Set the listing down again in full, word for word, with the pictures left out.
─── Dataset extract ───
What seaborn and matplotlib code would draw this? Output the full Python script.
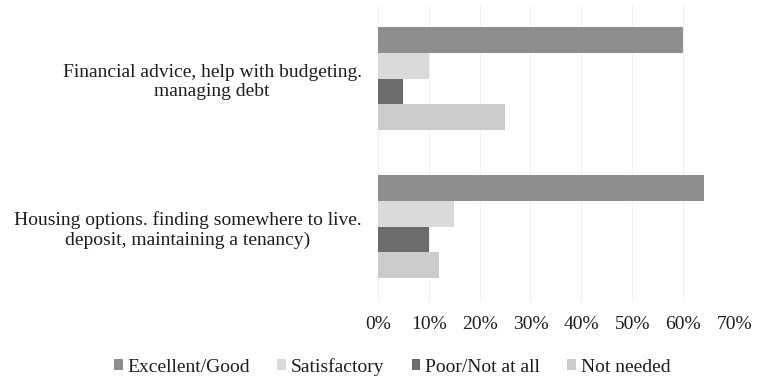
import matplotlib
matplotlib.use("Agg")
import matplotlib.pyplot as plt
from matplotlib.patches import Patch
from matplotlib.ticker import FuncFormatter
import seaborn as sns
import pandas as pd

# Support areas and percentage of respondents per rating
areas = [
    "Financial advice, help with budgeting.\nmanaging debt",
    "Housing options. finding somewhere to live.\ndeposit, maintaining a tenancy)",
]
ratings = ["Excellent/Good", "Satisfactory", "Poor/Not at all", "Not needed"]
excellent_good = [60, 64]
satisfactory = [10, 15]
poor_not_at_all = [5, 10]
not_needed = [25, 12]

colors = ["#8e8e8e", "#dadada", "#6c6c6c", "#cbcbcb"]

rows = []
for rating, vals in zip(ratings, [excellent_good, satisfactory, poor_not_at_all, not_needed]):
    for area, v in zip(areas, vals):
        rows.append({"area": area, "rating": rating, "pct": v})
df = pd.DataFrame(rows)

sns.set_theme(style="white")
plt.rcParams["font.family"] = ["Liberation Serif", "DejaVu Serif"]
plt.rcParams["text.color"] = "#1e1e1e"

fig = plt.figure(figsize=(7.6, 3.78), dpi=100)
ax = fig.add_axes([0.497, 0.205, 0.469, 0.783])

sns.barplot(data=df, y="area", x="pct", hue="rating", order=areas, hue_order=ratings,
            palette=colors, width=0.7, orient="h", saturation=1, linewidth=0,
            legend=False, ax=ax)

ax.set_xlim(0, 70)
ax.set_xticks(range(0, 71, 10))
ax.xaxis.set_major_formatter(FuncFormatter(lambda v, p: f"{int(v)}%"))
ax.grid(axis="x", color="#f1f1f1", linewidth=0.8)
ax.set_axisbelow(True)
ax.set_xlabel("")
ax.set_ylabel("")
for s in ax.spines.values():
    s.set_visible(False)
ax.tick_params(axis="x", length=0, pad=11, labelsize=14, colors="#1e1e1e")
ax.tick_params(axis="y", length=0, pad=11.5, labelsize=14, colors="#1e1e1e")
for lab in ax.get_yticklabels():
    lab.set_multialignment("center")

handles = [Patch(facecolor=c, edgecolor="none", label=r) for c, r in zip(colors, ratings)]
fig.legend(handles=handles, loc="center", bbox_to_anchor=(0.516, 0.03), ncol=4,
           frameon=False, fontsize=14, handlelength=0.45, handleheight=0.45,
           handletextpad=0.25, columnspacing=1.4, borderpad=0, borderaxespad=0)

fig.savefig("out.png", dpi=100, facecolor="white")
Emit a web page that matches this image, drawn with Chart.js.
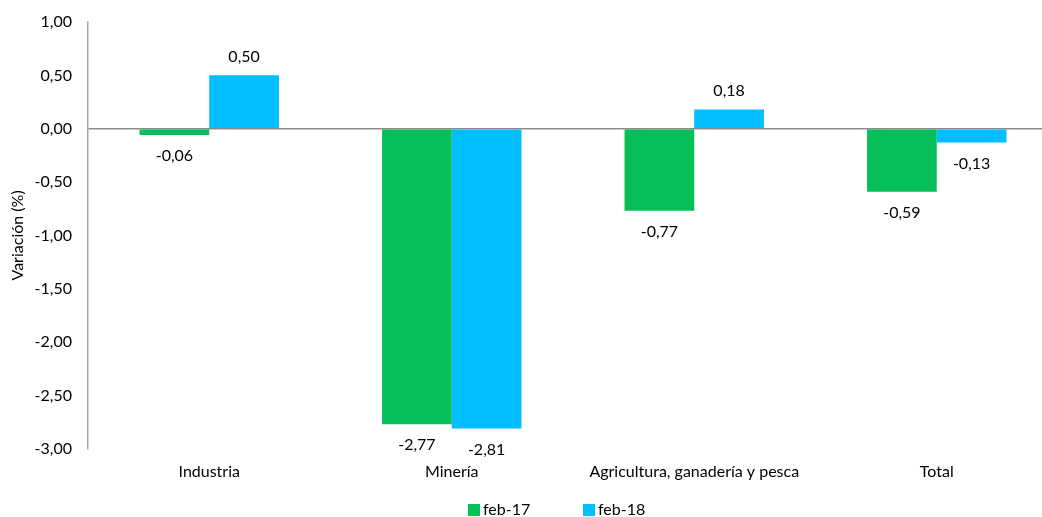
───
▶ [The reply]
What seaborn and matplotlib code would draw this? Output the full Python script.
import matplotlib
matplotlib.use("Agg")
import matplotlib.pyplot as plt
from matplotlib.patches import Patch
from matplotlib.ticker import FuncFormatter
import seaborn as sns
import pandas as pd

# Support areas and percentage of respondents per rating
areas = [
    "Financial advice, help with budgeting.\nmanaging debt",
    "Housing options. finding somewhere to live.\ndeposit, maintaining a tenancy)",
]
ratings = ["Excellent/Good", "Satisfactory", "Poor/Not at all", "Not needed"]
excellent_good = [60, 64]
satisfactory = [10, 15]
poor_not_at_all = [5, 10]
not_needed = [25, 12]

colors = ["#8e8e8e", "#dadada", "#6c6c6c", "#cbcbcb"]

rows = []
for rating, vals in zip(ratings, [excellent_good, satisfactory, poor_not_at_all, not_needed]):
    for area, v in zip(areas, vals):
        rows.append({"area": area, "rating": rating, "pct": v})
df = pd.DataFrame(rows)

sns.set_theme(style="white")
plt.rcParams["font.family"] = ["Liberation Serif", "DejaVu Serif"]
plt.rcParams["text.color"] = "#1e1e1e"

fig = plt.figure(figsize=(7.6, 3.78), dpi=100)
ax = fig.add_axes([0.497, 0.205, 0.469, 0.783])

sns.barplot(data=df, y="area", x="pct", hue="rating", order=areas, hue_order=ratings,
            palette=colors, width=0.7, orient="h", saturation=1, linewidth=0,
            legend=False, ax=ax)

ax.set_xlim(0, 70)
ax.set_xticks(range(0, 71, 10))
ax.xaxis.set_major_formatter(FuncFormatter(lambda v, p: f"{int(v)}%"))
ax.grid(axis="x", color="#f1f1f1", linewidth=0.8)
ax.set_axisbelow(True)
ax.set_xlabel("")
ax.set_ylabel("")
for s in ax.spines.values():
    s.set_visible(False)
ax.tick_params(axis="x", length=0, pad=11, labelsize=14, colors="#1e1e1e")
ax.tick_params(axis="y", length=0, pad=11.5, labelsize=14, colors="#1e1e1e")
for lab in ax.get_yticklabels():
    lab.set_multialignment("center")

handles = [Patch(facecolor=c, edgecolor="none", label=r) for c, r in zip(colors, ratings)]
fig.legend(handles=handles, loc="center", bbox_to_anchor=(0.516, 0.03), ncol=4,
           frameon=False, fontsize=14, handlelength=0.45, handleheight=0.45,
           handletextpad=0.25, columnspacing=1.4, borderpad=0, borderaxespad=0)

fig.savefig("out.png", dpi=100, facecolor="white")
Emit a web page that matches this image, drawn with Chart.js.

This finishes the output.